# Residence Visa......



## BritishGuy (Jul 24, 2010)

Ok, so my company has FINALLY got its act together and they're going to get my employment visa issued to me. Once I get my employment visa, I want to find out exactly how to get family their residence visas sorted out. I've asked a colleague but wasn't entirely confident in what I was told so though I'd run it by folks on here that may be well versed with the process. So as I understand it I need to:


- Get my marriage certificate translated from english to arabic by one of these authorized 'typing joints' I see around in Dubai.

-Then go to the UK embassy for my wife and get the marriage certificate approved. I'll then make a copy of the approved certificate and get them to attest that its 'true'.

- Then onto the UAE foreign ministry where they'll stamp that the UK Embassy stamp is true (the arabic translated version that is).

- The I'll take my daughters UK birth certificate to UK Embassy to get that stamp that's its true (a copy of it anyway).

- Then take the birth certificate to the translation shop for translation.

- Then finally take everything to the UAE immigration office.

Sorry if the chain of events are not exactly in order, but this process isn't quite straight in my head either. Does this process sound about right? And could someone please shed light on the costs involved?

Much Appreciated.


----------



## NAUAE (Jun 4, 2010)

BritishGuy said:


> Ok, so my company has FINALLY got its act together and they're going to get my employment visa issued to me. Once I get my employment visa, I want to find out exactly how to get family their residence visas sorted out. I've asked a colleague but wasn't entirely confident in what I was told so though I'd run it by folks on here that may be well versed with the process. So as I understand it I need to:
> 
> 
> - Get my marriage certificate translated from english to arabic by one of these authorized 'typing joints' I see around in Dubai.
> ...


I dont know the exact details about the UK documents but what I can tell you is:

1) You dont need to get your certificates translated into Arabic as they are in English. The document is only translated if its not in English. 
2) As far as I know, all of the process of the attestation has to be done in your home country as the UAE embassy in your home country has to stamp the documents at the last step (UK Min of foreign affairs attests and then UAE Embassy in the UK). These are then counter verified in some cases by the Ministry of Foreign Affairs here (certify the stamp of the UAE Embassy in the UK)

Hope that helps


----------



## Huzzah Barking-Hatstand (Jul 16, 2010)

Hello BG,

Some of what you have there is correct but not all. The links below were current at the time I did the process about 4-5 months back (this is Dubai it might have changed but I don't think so yet.) They are written as if you were starting in the UK. 
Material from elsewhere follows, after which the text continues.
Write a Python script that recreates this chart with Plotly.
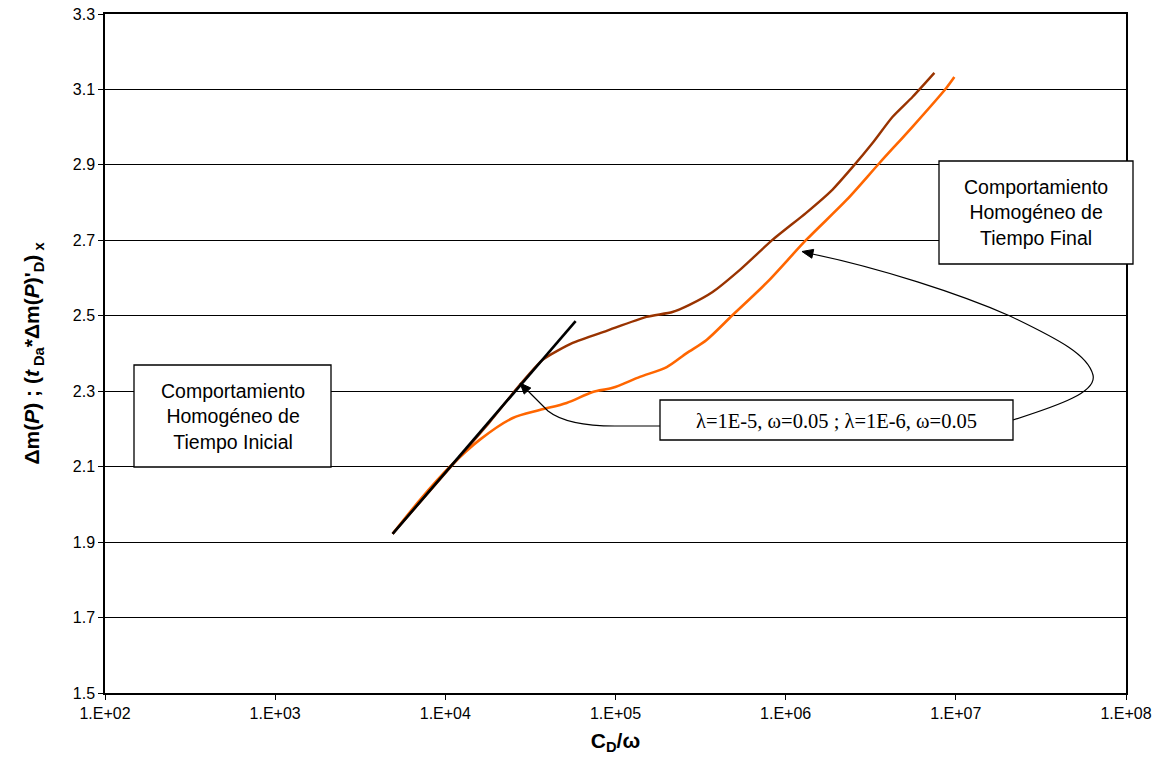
import math
import plotly.graph_objects as go

# Type-curve series: C_D/omega vs dimensionless pressure function
cd_omega_l5 = [4.9e3, 1.06e4, 1.82e4, 2.74e4, 3.73e4, 5.60e4, 8.87e4, 1.52e5, 2.16e5,
               2.72e5, 3.72e5, 5.36e5, 8.36e5, 1.32e6, 1.88e6, 2.47e6, 3.24e6, 4.24e6,
               5.56e6, 7.48e6]
dm_l5 = [1.922, 2.096, 2.218, 2.317, 2.383, 2.428, 2.460, 2.497, 2.510,
         2.529, 2.563, 2.621, 2.701, 2.773, 2.834, 2.894, 2.958, 3.027,
         3.080, 3.144]

cd_omega_l6 = [4.9e3, 7.1e3, 1.06e4, 1.59e4, 2.49e4, 3.58e4, 5.16e4, 7.35e4, 9.62e4,
               1.39e5, 2.00e5, 2.62e5, 3.43e5, 4.88e5, 7.71e5, 1.32e6, 2.28e6, 3.56e6,
               5.56e6, 8.79e6, 9.80e6]
dm_l6 = [1.922, 2.012, 2.099, 2.171, 2.229, 2.250, 2.269, 2.298, 2.309,
         2.338, 2.364, 2.401, 2.436, 2.502, 2.587, 2.701, 2.807, 2.905,
         3.001, 3.104, 3.133]

# Early-time homogeneous straight line
cd_omega_early = [4.9e3, 5.83e4]
dm_early = [1.922, 2.486]

x_tick_vals = [1e2, 1e3, 1e4, 1e5, 1e6, 1e7, 1e8]
x_tick_text = ["1.E+02", "1.E+03", "1.E+04", "1.E+05", "1.E+06", "1.E+07", "1.E+08"]

W, H = 1158, 759
ML, MR, MT, MB = 105, 32, 14, 66
PW, PH = W - ML - MR, H - MT - MB


def px(x):
    return (x - ML) / PW


def py(y):
    return (H - MB - y) / PH


def pt(p):
    return f"{px(p[0]):.5f},{py(p[1]):.5f}"


def path(cmds):
    return " ".join(c if isinstance(c, str) else pt(c) for c in cmds)


def arrow_head(tip, tail, length=11, half=4.5):
    dx, dy = tip[0] - tail[0], tip[1] - tail[1]
    n = math.hypot(dx, dy)
    ux, uy = dx / n, dy / n
    bx, by = tip[0] - length * ux, tip[1] - length * uy
    p1 = (bx + half * -uy, by + half * ux)
    p2 = (bx - half * -uy, by - half * ux)
    return dict(type="path", xref="paper", yref="paper", layer="above",
                path=path(["M", tip, "L", p1, "L", p2, "Z"]),
                fillcolor="black", line=dict(color="black", width=1))


fig = go.Figure()
fig.add_trace(go.Scatter(x=cd_omega_l6, y=dm_l6, mode="lines", name="λ=1E-6, ω=0.05",
                         line=dict(color="#FF6600", width=2.6, shape="spline", smoothing=0.8)))
fig.add_trace(go.Scatter(x=cd_omega_l5, y=dm_l5, mode="lines", name="λ=1E-5, ω=0.05",
                         line=dict(color="#993300", width=2.4, shape="spline", smoothing=0.6)))
fig.add_trace(go.Scatter(x=cd_omega_early, y=dm_early, mode="lines", name="Homogéneo inicial",
                         line=dict(color="black", width=2.6)))

shapes = []
# Text boxes
for (x0, y0, x1, y1) in [(134, 365, 331, 467), (939, 161, 1133, 264), (660, 400, 1013, 440)]:
    shapes.append(dict(type="rect", xref="paper", yref="paper",
                       x0=px(x0), x1=px(x1), y0=py(y1), y1=py(y0),
                       line=dict(color="black", width=1.3), fillcolor="white", layer="above"))
# Connector curves from the parameter box
shapes.append(dict(type="path", xref="paper", yref="paper", layer="above",
                   path=path(["M", (660, 426), "L", (615, 426), "C", (585, 426), (562, 422),
                              (548, 411), "L", (528, 391)]),
                   line=dict(color="black", width=1.2)))
shapes.append(dict(type="path", xref="paper", yref="paper", layer="above",
                   path=path(["M", (1013, 420), "C", (1060, 405), (1097, 392), (1093, 375),
                              "C", (1088, 355), (1060, 340), (1010, 316),
                              "C", (960, 294), (880, 268), (810, 253.5)]),
                   line=dict(color="black", width=1.2)))
shapes.append(arrow_head((520, 383), (533, 397)))
shapes.append(arrow_head((802, 251.5), (816, 254.5)))

box_font = dict(family="Liberation Sans, Arial", size=19.5, color="black")
annotations = [
    dict(xref="paper", yref="paper", x=px(232.5), y=py(416), showarrow=False,
         text="Comportamiento<br>Homogéneo de<br>Tiempo Inicial", font=box_font,
         xanchor="center", yanchor="middle", align="center"),
    dict(xref="paper", yref="paper", x=px(1036), y=py(212.5), showarrow=False,
         text="Comportamiento<br>Homogéneo de<br>Tiempo Final", font=box_font,
         xanchor="center", yanchor="middle", align="center"),
    dict(xref="paper", yref="paper", x=px(836.5), y=py(421), showarrow=False,
         text="λ=1E-5, ω=0.05 ; λ=1E-6, ω=0.05",
         font=dict(family="Liberation Serif, Times New Roman", size=20.5, color="black"),
         xanchor="center", yanchor="middle"),
]

fig.update_layout(
    width=W, height=H,
    margin=dict(l=ML, r=MR, t=MT, b=MB, pad=0, autoexpand=False),
    paper_bgcolor="white", plot_bgcolor="white",
    showlegend=False,
    font=dict(family="Liberation Sans, Arial", size=16, color="black"),
    shapes=shapes, annotations=annotations,
)
fig.update_xaxes(type="log", range=[2, 8], tickvals=x_tick_vals, ticktext=x_tick_text,
                 automargin=False,
                 showgrid=False, zeroline=False, showline=True, linecolor="black",
                 linewidth=1.5, mirror=True, ticks="outside", ticklen=5, tickcolor="black",
                 tickfont=dict(size=16),
                 title=dict(text="<b>C<sub>D</sub>/ω</b>", font=dict(size=21), standoff=12))
fig.update_yaxes(range=[1.5, 3.3], dtick=0.2, tick0=1.5, tickformat=".1f",
                 automargin=False,
                 showgrid=True, gridcolor="black", gridwidth=1, zeroline=False,
                 showline=True, linecolor="black", linewidth=1.5, mirror=True,
                 ticks="outside", ticklen=5, tickcolor="black", tickfont=dict(size=16),
                 title=dict(text="<b>Δm(<i>P</i>) ; (<i>t</i><sub> Da</sub>*Δm(<i>P</i>)'<sub>D</sub>)<sub> x</sub></b>",
                            font=dict(size=21), standoff=27))

fig.write_html("out.html")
If your already here I have bad news, according to sources at the British Embassy Dubai, you cannot get you marriage certificate apostilled in Dubai it has to be done by the FCO in the UK or the Interior Ministry here won't accept it. By all means check at the Embassy to make sure but as of 6 weeks back that was the advice as a mate of mine had to DHL his marriage cert. back to the UK for his wife to get it stamped.
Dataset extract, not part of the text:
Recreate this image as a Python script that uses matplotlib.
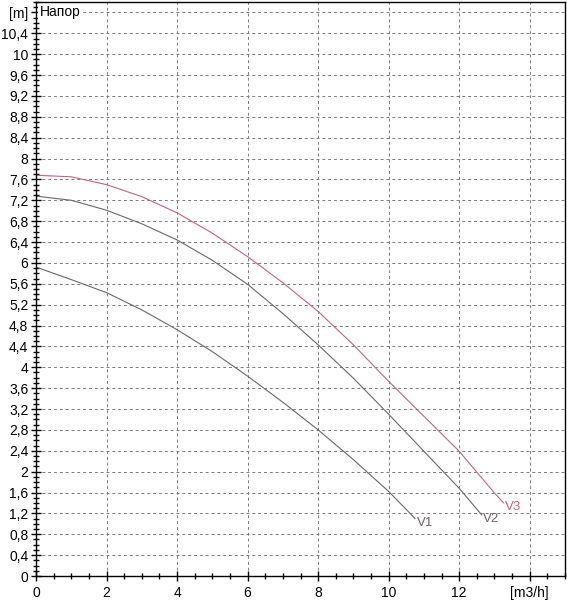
import matplotlib
matplotlib.use('Agg')
import matplotlib.pyplot as plt
from matplotlib.ticker import MultipleLocator, FuncFormatter

plt.rcParams['font.family'] = ['Liberation Sans', 'DejaVu Sans']

# pump curves: flow [m3/h] vs head [m]
flow_v1 = [0, 1, 2, 3, 4, 5, 6, 7, 8, 9, 10, 10.75]
head_v1 = [5.92, 5.68, 5.43, 5.10, 4.72, 4.30, 3.83, 3.33, 2.80, 2.23, 1.62, 1.10]

flow_v2 = [0, 1, 2, 3, 4, 5, 6, 7, 8, 9, 10, 11, 12, 12.64]
head_v2 = [7.28, 7.20, 7.01, 6.75, 6.44, 6.05, 5.59, 5.03, 4.43, 3.79, 3.10, 2.39, 1.68, 1.17]

flow_v3 = [0, 1, 2, 3, 4, 5, 6, 7, 8, 9, 10, 11, 12, 13, 13.26]
head_v3 = [7.68, 7.65, 7.50, 7.27, 6.96, 6.57, 6.12, 5.62, 5.07, 4.43, 3.73, 3.06, 2.39, 1.59, 1.40]

curve_names = ['V1', 'V2', 'V3']
curve_colors = ['#6f6569', '#6f6569', '#c4647c']

x_unit = '[m3/h]'
y_unit = '[m]'
y_title = 'Напор'

fig = plt.figure(figsize=(5.67, 6.0), dpi=100)
ax = fig.add_axes([36 / 567, 24 / 600, 529 / 567, 574 / 600])

curves = [(flow_v1, head_v1), (flow_v2, head_v2), (flow_v3, head_v3)]
for (q, h), name, col in zip(curves, curve_names, curve_colors):
    ax.plot(q, h, color=col, lw=0.8)
    ax.annotate(name, (q[-1], h[-1]), xytext=(1, -3), textcoords='offset points',
                color=col, fontsize=9.5, ha='left', va='center')

ax.set_xlim(0, 15)
ax.set_ylim(0, 11)

ax.xaxis.set_major_locator(MultipleLocator(2))
ax.xaxis.set_minor_locator(MultipleLocator(0.5))
ax.yaxis.set_major_locator(MultipleLocator(0.4))
ax.yaxis.set_minor_locator(MultipleLocator(0.1))


def fmt_x(v, pos):
    if abs(v - 14) < 1e-6:
        return x_unit
    return f'{v:g}'


def fmt_y(v, pos):
    if abs(v - 10.8) < 1e-6:
        return y_unit
    return f'{round(v, 1):g}'.replace('.', ',')


ax.xaxis.set_major_formatter(FuncFormatter(fmt_x))
ax.yaxis.set_major_formatter(FuncFormatter(fmt_y))

ax.tick_params(which='major', direction='inout', length=7, width=1, labelsize=10, pad=2)
ax.tick_params(axis='x', which='major', pad=4)
ax.tick_params(which='minor', direction='inout', length=5, width=1)

ax.grid(True, which='major', color='#7a7a7a', linestyle=(0, (3, 3)), lw=0.7)
for s in ax.spines.values():
    s.set_linewidth(1)

ax.text(0.1, 10.8, y_title, fontsize=10, va='center', ha='left',
        bbox=dict(facecolor='white', edgecolor='none', pad=1))

fig.savefig('out.png', dpi=100)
You need the typing offices not to translate the certificates but to fill in the application info online, there is more on that in the links.
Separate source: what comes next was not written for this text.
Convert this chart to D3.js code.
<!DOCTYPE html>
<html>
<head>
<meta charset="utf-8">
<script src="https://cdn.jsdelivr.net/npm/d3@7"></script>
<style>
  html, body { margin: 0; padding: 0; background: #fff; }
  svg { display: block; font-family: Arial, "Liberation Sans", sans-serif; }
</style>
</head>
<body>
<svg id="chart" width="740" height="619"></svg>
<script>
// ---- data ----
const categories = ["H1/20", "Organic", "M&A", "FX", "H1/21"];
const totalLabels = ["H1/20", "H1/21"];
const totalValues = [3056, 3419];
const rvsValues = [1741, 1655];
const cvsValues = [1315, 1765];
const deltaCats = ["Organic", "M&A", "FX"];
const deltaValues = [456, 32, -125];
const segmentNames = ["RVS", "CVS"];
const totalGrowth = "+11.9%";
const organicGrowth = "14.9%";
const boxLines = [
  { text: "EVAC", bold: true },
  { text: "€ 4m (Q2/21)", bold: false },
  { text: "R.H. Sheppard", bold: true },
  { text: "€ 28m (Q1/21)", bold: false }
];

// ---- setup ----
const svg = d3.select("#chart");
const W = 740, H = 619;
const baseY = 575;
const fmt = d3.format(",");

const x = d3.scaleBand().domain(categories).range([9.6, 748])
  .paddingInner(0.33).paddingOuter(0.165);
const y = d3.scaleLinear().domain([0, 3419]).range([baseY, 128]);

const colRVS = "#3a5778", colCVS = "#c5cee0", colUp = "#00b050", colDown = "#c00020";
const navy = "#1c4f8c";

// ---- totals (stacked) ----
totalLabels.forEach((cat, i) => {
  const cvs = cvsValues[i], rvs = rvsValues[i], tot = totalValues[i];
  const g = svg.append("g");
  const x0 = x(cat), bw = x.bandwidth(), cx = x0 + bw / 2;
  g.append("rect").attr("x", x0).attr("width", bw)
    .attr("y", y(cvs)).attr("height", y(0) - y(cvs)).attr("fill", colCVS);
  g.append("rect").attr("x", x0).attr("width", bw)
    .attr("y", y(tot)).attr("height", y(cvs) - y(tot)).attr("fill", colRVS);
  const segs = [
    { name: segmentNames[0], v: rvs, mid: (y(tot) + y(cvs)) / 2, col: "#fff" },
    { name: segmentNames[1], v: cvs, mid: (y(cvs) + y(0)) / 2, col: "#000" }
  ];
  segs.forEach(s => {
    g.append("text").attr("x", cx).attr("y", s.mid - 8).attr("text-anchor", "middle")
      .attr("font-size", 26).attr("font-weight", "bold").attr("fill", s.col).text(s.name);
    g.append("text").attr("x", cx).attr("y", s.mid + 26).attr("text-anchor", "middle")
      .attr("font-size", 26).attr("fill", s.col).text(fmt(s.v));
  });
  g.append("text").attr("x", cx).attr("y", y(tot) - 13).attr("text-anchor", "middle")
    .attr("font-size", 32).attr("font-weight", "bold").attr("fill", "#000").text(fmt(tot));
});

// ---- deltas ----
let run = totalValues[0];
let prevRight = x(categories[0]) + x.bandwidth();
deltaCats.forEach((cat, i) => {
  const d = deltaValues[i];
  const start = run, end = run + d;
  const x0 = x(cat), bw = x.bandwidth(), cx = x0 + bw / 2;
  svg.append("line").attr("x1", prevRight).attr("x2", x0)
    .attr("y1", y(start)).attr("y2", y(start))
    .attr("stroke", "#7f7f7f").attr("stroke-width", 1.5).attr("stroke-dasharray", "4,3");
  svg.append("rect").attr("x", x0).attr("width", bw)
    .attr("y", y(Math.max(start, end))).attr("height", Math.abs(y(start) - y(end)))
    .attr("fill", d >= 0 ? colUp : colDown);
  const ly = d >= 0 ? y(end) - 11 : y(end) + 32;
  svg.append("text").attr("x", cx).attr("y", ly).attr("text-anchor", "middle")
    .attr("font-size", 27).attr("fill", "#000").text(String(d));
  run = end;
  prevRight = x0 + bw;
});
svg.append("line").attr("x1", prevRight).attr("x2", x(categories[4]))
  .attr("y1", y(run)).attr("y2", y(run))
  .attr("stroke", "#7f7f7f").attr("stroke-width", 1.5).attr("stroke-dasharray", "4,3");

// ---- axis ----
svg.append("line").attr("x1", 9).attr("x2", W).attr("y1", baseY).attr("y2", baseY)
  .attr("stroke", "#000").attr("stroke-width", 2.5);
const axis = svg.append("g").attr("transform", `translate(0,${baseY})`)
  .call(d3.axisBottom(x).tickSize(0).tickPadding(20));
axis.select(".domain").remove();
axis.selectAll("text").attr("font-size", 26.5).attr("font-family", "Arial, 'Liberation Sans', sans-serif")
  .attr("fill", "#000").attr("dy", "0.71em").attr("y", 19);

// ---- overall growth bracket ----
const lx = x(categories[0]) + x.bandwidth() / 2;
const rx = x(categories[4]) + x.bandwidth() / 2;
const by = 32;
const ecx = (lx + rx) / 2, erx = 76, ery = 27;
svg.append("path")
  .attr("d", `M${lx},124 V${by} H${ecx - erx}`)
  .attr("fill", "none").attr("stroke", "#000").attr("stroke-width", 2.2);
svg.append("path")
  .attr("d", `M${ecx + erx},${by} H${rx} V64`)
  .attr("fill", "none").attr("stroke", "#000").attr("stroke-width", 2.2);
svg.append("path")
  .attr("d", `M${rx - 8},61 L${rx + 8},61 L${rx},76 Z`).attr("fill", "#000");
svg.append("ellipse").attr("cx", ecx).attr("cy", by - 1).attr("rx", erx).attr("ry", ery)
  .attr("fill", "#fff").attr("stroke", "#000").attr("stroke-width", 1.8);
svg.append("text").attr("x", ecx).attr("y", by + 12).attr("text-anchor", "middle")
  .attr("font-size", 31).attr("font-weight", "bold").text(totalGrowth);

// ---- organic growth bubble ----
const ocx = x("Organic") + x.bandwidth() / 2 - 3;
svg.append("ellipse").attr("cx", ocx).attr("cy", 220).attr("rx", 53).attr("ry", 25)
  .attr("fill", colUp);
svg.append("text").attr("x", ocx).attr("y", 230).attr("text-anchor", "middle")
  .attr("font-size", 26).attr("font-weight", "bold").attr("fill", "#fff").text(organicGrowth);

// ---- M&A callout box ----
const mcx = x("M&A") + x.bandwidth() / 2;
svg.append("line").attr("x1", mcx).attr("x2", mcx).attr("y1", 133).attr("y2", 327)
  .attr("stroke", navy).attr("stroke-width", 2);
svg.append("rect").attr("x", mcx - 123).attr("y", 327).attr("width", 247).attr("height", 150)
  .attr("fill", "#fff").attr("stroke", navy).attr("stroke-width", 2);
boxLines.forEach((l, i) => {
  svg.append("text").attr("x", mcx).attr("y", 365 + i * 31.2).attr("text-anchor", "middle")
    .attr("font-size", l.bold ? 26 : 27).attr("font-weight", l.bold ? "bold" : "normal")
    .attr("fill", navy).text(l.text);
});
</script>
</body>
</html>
http://www.expatforum.com/expats/du...4466-marriage-cert-attested-2.html#post343540

http://www.expatforum.com/expats/du...nce-visa-application-fact-fib.html#post338009

Hopefully the info there will answer your Q's if not either reply here or PM me and I'll try and help further.

Regards

Huzzah Barking-Hatstand Esq.



BritishGuy said:


> Ok, so my company has FINALLY got its act together and they're going to get my employment visa issued to me. Once I get my employment visa, I want to find out exactly how to get family their residence visas sorted out. I've asked a colleague but wasn't entirely confident in what I was told so though I'd run it by folks on here that may be well versed with the process. So as I understand it I need to:
> 
> 
> - Get my marriage certificate translated from english to arabic by one of these authorized 'typing joints' I see around in Dubai.
> ...


----------